Property Testing is a formal framework to study the computational power and complexity of sampling from combinatorial objects. A central goal in standard graph property testing is to understand which graph properties are testable with sublinear query complexity. Here, a graph property P is testable with a sublinear query complexity if there is an algorithm that makes a sublinear number of queries to the input graph and accepts with probability at least 2/3, if the graph has property P, and rejects with probability at least 2/3 if it is $\varepsilon$-far from every graph that has property P. In this paper, we introduce a new variant of the bounded degree graph model.

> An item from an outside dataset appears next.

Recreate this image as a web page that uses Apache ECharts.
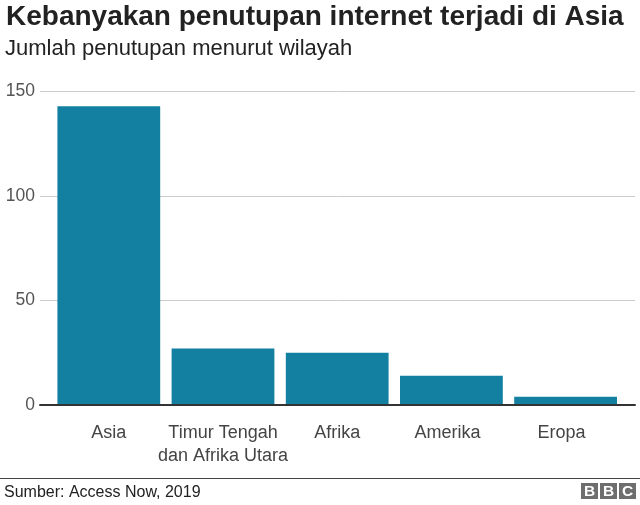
<!DOCTYPE html>
<html>
<head>
<meta charset="utf-8">
<style>
  html, body { margin: 0; padding: 0; background: #fff; }
  #chart { width: 640px; height: 505px; }
</style>
<script src="https://cdn.jsdelivr.net/npm/echarts@6/dist/echarts.min.js"></script>
</head>
<body>
<div id="chart"></div>
<script>
const categories = ['Asia', 'Timur Tengah\ndan Afrika Utara', 'Afrika', 'Amerika', 'Eropa'];
const closures = [143, 27, 25, 14, 4];
const yTicks = [0, 50, 100, 150];

const font = '"Liberation Sans", Arial, sans-serif';
const chart = echarts.init(document.getElementById('chart'), null, {renderer: 'canvas'});

function bbcBlock(x, letter) {
    return [
        {type: 'rect', shape: {x: x, y: 483, width: 17, height: 16}, style: {fill: '#6e6e6e'}},
        {type: 'text', x: x + 8.5, y: 491.5, style: {
            text: letter, fill: '#fff', font: 'bold 15.5px ' + font, align: 'center', verticalAlign: 'middle'
        }}
    ];
}

// last two labels sit a little left of their bars in the original
const categoryData = categories.map(function (name, i) {
    return i >= 3 ? {value: name, textStyle: {padding: [0, 8, 0, 0]}} : name;
});

chart.setOption({
    animation: false,
    textStyle: {fontFamily: font},
    title: [
        {text: 'Kebanyakan penutupan internet terjadi di Asia', left: 6, top: 3, padding: 0,
            textStyle: {fontSize: 28, fontWeight: 'bold', color: '#222', fontFamily: font}},
        {text: 'Jumlah penutupan menurut wilayah', left: 5, top: 38, padding: 0,
            textStyle: {fontSize: 22, fontWeight: 'normal', color: '#222', fontFamily: font}},
        {text: 'Sumber: Access Now, 2019', left: 4, top: 485, padding: 0,
            textStyle: {fontSize: 16, fontWeight: 'normal', color: '#222', fontFamily: font}}
    ],
    // first grid only carries the gridlines and baseline, which run wider than the bars
    grid: [
        {left: 40, top: 91.5, width: 595, height: 313.5},
        {left: 51.7, top: 91.5, width: 571, height: 313.5}
    ],
    xAxis: [
        {gridIndex: 0, type: 'value', min: 0, max: 1, show: true,
            axisLine: {show: true, onZero: true, lineStyle: {color: '#333', width: 2}},
            axisTick: {show: false}, axisLabel: {show: false}, splitLine: {show: false}, z: 5},
        {gridIndex: 1, type: 'category', data: categoryData,
            axisLine: {show: false}, axisTick: {show: false},
            axisLabel: {fontSize: 18, color: '#444', margin: 17, lineHeight: 23, interval: 0}}
    ],
    yAxis: [
        {gridIndex: 0, type: 'value', min: 0, max: 150, interval: 50,
            axisLine: {show: false}, axisTick: {show: false},
            axisLabel: {
                fontSize: 17.5, color: '#555', margin: 5, padding: [5, 0, 0, 0],
                formatter: function (v) { return yTicks.includes(v) ? String(v) : ''; }
            },
            splitLine: {lineStyle: {color: '#cccccc', width: 1}}},
        {gridIndex: 1, type: 'value', min: 0, max: 150, show: false}
    ],
    series: [{
        type: 'bar',
        xAxisIndex: 1,
        yAxisIndex: 1,
        data: closures,
        barCategoryGap: '10%',
        itemStyle: {color: '#1380A1'}
    }],
    graphic: [
        {type: 'rect', shape: {x: 0, y: 478, width: 640, height: 1}, style: {fill: '#444'}},
        ...bbcBlock(581, 'B'),
        ...bbcBlock(600, 'B'),
        ...bbcBlock(619, 'C')
    ]
});
</script>
</body>
</html>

In this variant, in addition to the standard representation of a bounded degree graph, we assume that every vertex $v$ has a unique label num$(v)$ from $\{1, \dots, |V|\}$, and in addition to the standard queries in the bounded degree graph model, we also allow a property testing algorithm to query for the label of a vertex (but not for a vertex with a given label). Our new model is motivated by certain graph processes such as a DFS traversal, which assign consecutive numbers (labels) to the vertices of the graph. We want to study which of these numberings can be tested in sublinear time. As a first step in understanding such a model, we develop a \emph{property testing algorithm for discovery times of a DFS traversal} with query complexity $O(n^{1/3}/\varepsilon)$ and for constant $\varepsilon>0$ we give a matching lower bound.